## Data extract:
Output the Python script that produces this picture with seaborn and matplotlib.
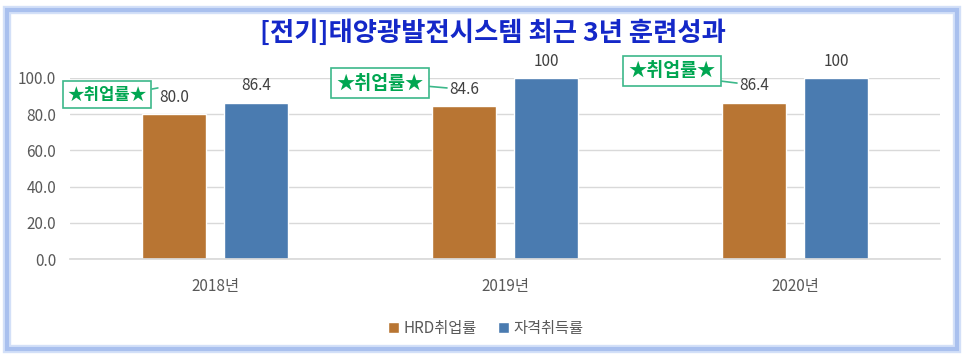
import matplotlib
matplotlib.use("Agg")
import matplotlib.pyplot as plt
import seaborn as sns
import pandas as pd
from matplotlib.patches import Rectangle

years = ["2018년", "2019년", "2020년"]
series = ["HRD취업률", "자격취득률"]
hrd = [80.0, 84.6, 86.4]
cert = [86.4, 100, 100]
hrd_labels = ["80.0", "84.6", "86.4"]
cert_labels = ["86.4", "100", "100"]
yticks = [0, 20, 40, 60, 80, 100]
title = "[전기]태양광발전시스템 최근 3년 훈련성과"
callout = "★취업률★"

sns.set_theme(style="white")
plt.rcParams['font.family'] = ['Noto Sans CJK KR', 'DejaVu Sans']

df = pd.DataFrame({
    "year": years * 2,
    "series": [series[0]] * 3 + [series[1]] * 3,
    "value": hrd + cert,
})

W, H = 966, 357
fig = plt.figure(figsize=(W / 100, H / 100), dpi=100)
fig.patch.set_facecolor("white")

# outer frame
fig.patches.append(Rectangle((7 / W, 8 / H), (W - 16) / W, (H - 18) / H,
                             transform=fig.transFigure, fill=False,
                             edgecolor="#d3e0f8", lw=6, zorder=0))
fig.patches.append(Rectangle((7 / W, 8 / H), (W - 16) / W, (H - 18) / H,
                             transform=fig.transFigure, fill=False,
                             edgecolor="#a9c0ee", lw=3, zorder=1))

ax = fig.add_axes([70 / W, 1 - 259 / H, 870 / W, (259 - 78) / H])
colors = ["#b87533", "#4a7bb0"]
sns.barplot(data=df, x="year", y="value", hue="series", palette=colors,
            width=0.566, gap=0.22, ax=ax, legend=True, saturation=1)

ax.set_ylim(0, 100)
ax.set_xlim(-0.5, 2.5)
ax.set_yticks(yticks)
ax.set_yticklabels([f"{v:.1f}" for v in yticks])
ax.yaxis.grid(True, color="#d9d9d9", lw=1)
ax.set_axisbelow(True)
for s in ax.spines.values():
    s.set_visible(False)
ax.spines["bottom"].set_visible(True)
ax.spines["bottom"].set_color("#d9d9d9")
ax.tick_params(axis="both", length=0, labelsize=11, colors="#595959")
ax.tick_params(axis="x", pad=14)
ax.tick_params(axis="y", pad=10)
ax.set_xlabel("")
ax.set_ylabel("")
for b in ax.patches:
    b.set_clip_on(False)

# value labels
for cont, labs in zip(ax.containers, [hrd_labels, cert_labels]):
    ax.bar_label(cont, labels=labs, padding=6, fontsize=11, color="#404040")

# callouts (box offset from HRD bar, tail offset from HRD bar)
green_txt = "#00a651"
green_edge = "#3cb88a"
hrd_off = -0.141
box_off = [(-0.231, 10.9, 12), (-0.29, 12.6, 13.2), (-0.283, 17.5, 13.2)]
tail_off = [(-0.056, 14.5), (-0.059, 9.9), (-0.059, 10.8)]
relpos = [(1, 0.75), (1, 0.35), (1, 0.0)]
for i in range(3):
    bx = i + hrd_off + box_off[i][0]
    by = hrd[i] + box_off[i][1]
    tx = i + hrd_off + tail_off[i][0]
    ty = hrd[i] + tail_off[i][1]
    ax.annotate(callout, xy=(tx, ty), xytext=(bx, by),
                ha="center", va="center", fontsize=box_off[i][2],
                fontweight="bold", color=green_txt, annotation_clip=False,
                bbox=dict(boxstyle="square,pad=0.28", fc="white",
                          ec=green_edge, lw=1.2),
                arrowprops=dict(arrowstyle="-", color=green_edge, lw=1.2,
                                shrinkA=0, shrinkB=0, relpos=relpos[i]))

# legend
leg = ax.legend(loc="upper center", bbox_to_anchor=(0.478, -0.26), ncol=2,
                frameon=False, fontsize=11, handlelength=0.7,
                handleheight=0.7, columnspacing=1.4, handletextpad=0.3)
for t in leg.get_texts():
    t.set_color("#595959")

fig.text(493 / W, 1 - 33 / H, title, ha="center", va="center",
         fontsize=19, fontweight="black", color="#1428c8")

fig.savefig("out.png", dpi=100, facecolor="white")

## What the exercise asks:
Return, unchanged, the lines from the first line of the material through the line that holds "plt.rcParams['font.family'] = ['Noto", inclusive, omitting pictures.

## Right answer:
Output the Python script that produces this picture with seaborn and matplotlib.
import matplotlib
matplotlib.use("Agg")
import matplotlib.pyplot as plt
import seaborn as sns
import pandas as pd
from matplotlib.patches import Rectangle

years = ["2018년", "2019년", "2020년"]
series = ["HRD취업률", "자격취득률"]
hrd = [80.0, 84.6, 86.4]
cert = [86.4, 100, 100]
hrd_labels = ["80.0", "84.6", "86.4"]
cert_labels = ["86.4", "100", "100"]
yticks = [0, 20, 40, 60, 80, 100]
title = "[전기]태양광발전시스템 최근 3년 훈련성과"
callout = "★취업률★"

sns.set_theme(style="white")
plt.rcParams['font.family'] = ['Noto Sans CJK KR', 'DejaVu Sans']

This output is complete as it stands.